Output only the lines running from the line bearing "Clone this diagram in TikZ." through the line bearing "(0,0) rectangle (569,685);", character for character.

» Input for this task:
^^^^

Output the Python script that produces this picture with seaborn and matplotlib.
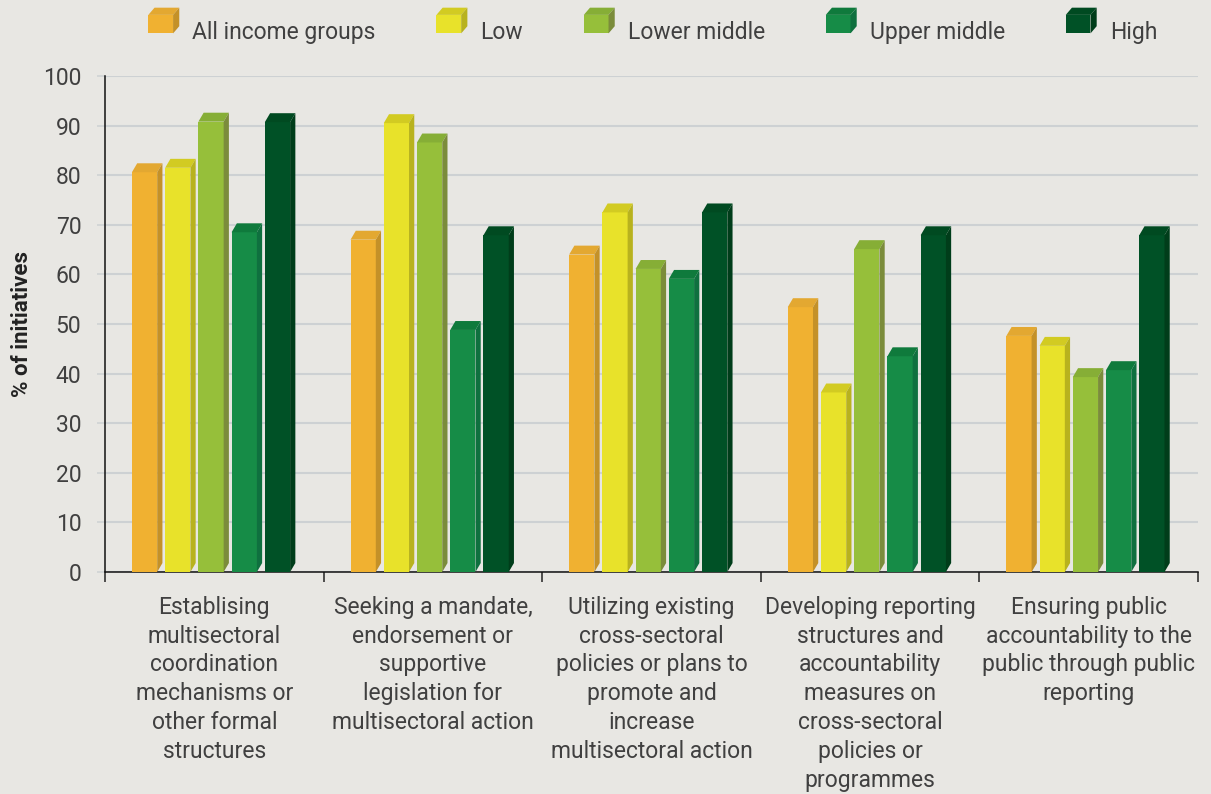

^^^^

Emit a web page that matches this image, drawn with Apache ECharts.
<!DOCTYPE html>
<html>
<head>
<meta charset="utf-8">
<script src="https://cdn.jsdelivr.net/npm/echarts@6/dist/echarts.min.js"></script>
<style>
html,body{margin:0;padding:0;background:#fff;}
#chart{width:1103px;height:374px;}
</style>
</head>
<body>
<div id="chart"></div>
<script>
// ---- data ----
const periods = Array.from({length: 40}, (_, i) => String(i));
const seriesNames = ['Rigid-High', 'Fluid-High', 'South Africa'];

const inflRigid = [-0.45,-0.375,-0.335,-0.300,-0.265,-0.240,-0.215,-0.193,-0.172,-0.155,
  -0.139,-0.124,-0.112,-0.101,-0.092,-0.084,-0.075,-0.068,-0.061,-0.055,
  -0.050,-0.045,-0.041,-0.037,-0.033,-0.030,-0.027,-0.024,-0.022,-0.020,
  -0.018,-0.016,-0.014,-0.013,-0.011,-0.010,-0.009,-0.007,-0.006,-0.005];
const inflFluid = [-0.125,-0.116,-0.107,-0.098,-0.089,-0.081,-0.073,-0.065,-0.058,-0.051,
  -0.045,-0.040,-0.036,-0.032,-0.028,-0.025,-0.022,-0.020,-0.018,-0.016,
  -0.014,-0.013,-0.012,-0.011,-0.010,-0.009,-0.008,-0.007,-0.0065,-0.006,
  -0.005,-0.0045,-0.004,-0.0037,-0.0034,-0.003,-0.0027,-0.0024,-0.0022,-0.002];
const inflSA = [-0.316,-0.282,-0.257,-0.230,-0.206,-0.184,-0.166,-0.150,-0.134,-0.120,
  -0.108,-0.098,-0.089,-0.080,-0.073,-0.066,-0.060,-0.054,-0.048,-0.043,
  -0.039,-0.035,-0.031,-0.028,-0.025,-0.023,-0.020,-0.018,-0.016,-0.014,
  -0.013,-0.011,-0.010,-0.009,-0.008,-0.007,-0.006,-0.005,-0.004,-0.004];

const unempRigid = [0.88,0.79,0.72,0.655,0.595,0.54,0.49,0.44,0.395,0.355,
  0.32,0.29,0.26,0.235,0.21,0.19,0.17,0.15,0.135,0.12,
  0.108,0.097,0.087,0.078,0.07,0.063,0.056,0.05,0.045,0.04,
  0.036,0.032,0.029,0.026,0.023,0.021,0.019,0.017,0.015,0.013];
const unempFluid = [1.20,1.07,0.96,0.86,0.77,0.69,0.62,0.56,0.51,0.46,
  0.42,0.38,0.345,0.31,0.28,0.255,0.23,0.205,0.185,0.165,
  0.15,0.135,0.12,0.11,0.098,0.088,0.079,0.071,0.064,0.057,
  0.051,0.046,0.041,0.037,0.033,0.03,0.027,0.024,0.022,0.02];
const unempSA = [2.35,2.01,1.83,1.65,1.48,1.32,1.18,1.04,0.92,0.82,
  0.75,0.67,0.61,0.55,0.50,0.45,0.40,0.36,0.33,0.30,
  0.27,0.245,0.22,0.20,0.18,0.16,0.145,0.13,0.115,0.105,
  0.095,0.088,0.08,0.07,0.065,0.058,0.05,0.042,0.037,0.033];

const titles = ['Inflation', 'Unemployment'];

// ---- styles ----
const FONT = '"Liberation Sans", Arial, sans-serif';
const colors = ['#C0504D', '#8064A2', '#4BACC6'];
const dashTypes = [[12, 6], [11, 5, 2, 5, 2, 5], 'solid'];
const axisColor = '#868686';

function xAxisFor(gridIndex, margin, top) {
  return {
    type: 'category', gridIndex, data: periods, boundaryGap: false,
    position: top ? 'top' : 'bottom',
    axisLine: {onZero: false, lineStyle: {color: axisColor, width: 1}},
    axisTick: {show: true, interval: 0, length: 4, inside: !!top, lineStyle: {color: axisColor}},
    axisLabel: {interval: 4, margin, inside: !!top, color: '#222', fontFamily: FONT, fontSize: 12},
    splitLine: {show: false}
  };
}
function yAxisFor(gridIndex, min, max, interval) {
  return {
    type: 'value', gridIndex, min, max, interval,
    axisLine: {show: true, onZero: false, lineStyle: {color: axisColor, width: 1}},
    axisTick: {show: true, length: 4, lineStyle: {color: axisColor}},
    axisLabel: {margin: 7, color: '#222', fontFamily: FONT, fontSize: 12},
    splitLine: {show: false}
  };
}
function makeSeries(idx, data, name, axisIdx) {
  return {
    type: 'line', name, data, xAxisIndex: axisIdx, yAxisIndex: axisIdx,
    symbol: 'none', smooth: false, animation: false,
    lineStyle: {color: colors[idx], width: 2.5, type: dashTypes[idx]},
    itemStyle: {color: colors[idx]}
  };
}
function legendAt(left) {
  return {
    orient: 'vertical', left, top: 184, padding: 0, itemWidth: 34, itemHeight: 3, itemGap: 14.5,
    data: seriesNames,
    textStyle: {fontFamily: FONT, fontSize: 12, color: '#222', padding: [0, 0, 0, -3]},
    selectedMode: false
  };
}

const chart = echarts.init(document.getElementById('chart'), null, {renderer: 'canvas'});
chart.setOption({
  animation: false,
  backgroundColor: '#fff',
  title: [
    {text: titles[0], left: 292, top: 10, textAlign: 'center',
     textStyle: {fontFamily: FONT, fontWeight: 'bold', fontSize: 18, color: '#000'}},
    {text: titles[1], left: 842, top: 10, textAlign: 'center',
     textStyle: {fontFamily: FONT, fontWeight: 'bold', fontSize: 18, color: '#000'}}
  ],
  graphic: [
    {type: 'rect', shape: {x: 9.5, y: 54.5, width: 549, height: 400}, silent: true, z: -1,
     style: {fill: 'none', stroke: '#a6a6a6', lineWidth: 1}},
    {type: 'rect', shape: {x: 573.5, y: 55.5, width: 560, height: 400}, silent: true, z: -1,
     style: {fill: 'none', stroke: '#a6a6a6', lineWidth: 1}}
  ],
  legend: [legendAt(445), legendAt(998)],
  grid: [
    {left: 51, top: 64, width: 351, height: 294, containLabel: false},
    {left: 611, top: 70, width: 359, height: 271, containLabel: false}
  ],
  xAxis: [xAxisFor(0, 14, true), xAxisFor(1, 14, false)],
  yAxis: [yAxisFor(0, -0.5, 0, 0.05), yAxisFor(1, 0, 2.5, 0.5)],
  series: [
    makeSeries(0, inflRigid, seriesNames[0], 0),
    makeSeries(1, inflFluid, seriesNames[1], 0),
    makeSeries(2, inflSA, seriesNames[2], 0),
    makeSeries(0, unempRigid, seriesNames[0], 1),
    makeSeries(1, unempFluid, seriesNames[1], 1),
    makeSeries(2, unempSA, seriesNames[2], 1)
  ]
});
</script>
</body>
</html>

^^^^

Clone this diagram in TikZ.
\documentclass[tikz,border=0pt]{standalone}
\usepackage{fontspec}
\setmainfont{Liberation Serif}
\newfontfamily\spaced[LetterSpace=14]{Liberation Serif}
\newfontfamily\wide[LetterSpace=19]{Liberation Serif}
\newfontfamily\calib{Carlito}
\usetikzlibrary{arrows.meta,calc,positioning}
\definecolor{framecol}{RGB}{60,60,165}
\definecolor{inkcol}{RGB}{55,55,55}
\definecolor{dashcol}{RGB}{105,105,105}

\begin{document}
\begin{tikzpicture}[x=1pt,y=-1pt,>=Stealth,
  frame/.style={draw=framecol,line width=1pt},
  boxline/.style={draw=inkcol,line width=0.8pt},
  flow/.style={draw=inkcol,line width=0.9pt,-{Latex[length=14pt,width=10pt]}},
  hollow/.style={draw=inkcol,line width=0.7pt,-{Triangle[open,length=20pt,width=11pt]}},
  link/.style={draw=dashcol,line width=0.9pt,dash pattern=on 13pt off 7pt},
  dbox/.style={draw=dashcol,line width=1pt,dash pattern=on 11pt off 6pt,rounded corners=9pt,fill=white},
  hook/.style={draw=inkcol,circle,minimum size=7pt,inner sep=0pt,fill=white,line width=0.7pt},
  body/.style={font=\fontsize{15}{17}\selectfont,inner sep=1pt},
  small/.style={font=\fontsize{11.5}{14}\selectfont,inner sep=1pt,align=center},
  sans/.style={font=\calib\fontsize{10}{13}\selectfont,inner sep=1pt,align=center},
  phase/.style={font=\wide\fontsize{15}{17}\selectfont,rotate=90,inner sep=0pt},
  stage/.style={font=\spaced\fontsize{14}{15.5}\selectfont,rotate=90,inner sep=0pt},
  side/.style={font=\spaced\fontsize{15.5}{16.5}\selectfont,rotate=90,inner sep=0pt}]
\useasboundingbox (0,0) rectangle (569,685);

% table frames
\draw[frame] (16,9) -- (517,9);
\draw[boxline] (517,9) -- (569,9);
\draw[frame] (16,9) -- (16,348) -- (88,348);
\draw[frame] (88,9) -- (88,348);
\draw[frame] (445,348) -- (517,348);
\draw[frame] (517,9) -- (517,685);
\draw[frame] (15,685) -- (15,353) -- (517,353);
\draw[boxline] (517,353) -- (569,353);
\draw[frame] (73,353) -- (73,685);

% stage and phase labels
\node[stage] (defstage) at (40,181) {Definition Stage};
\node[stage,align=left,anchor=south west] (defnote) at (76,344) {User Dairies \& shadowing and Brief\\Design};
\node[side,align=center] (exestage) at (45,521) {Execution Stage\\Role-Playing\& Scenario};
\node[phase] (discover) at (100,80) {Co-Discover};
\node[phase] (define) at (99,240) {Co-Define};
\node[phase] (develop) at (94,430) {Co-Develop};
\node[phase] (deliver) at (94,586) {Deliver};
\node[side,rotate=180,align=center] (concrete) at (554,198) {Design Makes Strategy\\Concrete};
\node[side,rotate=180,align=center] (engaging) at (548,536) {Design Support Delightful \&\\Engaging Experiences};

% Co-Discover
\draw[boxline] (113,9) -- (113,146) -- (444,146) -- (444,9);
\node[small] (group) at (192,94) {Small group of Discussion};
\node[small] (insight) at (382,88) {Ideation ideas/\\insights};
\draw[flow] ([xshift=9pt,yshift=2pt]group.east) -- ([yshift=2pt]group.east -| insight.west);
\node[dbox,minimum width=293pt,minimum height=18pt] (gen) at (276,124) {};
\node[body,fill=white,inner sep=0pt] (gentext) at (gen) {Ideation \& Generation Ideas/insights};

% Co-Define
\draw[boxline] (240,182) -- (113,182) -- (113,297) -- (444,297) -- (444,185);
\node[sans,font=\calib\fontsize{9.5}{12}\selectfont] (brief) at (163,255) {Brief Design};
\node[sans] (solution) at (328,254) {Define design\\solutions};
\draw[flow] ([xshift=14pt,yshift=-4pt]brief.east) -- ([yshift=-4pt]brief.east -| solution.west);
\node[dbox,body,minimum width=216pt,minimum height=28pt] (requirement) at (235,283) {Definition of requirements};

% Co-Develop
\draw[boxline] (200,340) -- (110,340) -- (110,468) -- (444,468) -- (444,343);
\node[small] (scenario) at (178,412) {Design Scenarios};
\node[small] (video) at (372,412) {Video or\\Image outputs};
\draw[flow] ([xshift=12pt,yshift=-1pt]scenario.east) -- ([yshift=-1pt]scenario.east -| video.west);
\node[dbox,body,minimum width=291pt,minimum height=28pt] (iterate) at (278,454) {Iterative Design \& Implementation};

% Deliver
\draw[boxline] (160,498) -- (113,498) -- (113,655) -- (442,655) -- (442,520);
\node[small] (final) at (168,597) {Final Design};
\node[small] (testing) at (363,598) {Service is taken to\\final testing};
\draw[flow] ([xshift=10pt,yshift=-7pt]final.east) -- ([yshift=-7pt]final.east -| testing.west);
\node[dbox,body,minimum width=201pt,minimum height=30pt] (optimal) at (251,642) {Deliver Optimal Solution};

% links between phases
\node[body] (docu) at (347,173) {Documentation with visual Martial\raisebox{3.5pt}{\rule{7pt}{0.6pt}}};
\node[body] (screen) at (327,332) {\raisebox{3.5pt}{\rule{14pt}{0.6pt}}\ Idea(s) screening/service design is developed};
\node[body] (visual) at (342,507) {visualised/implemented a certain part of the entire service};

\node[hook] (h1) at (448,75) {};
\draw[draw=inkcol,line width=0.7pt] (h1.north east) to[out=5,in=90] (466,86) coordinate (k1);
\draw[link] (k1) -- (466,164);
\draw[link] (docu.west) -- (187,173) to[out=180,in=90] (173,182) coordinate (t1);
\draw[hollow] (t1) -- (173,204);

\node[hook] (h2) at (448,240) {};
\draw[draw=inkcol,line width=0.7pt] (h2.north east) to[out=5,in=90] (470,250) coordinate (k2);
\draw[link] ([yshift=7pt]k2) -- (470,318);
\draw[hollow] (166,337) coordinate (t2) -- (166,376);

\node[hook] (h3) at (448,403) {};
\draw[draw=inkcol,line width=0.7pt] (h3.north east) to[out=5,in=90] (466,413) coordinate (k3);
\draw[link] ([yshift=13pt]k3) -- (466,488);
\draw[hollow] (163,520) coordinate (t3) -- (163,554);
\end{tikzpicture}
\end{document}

^^^^

» Result:
Clone this diagram in TikZ.
\documentclass[tikz,border=0pt]{standalone}
\usepackage{fontspec}
\setmainfont{Liberation Serif}
\newfontfamily\spaced[LetterSpace=14]{Liberation Serif}
\newfontfamily\wide[LetterSpace=19]{Liberation Serif}
\newfontfamily\calib{Carlito}
\usetikzlibrary{arrows.meta,calc,positioning}
\definecolor{framecol}{RGB}{60,60,165}
\definecolor{inkcol}{RGB}{55,55,55}
\definecolor{dashcol}{RGB}{105,105,105}

\begin{document}
\begin{tikzpicture}[x=1pt,y=-1pt,>=Stealth,
  frame/.style={draw=framecol,line width=1pt},
  boxline/.style={draw=inkcol,line width=0.8pt},
  flow/.style={draw=inkcol,line width=0.9pt,-{Latex[length=14pt,width=10pt]}},
  hollow/.style={draw=inkcol,line width=0.7pt,-{Triangle[open,length=20pt,width=11pt]}},
  link/.style={draw=dashcol,line width=0.9pt,dash pattern=on 13pt off 7pt},
  dbox/.style={draw=dashcol,line width=1pt,dash pattern=on 11pt off 6pt,rounded corners=9pt,fill=white},
  hook/.style={draw=inkcol,circle,minimum size=7pt,inner sep=0pt,fill=white,line width=0.7pt},
  body/.style={font=\fontsize{15}{17}\selectfont,inner sep=1pt},
  small/.style={font=\fontsize{11.5}{14}\selectfont,inner sep=1pt,align=center},
  sans/.style={font=\calib\fontsize{10}{13}\selectfont,inner sep=1pt,align=center},
  phase/.style={font=\wide\fontsize{15}{17}\selectfont,rotate=90,inner sep=0pt},
  stage/.style={font=\spaced\fontsize{14}{15.5}\selectfont,rotate=90,inner sep=0pt},
  side/.style={font=\spaced\fontsize{15.5}{16.5}\selectfont,rotate=90,inner sep=0pt}]
\useasboundingbox (0,0) rectangle (569,685);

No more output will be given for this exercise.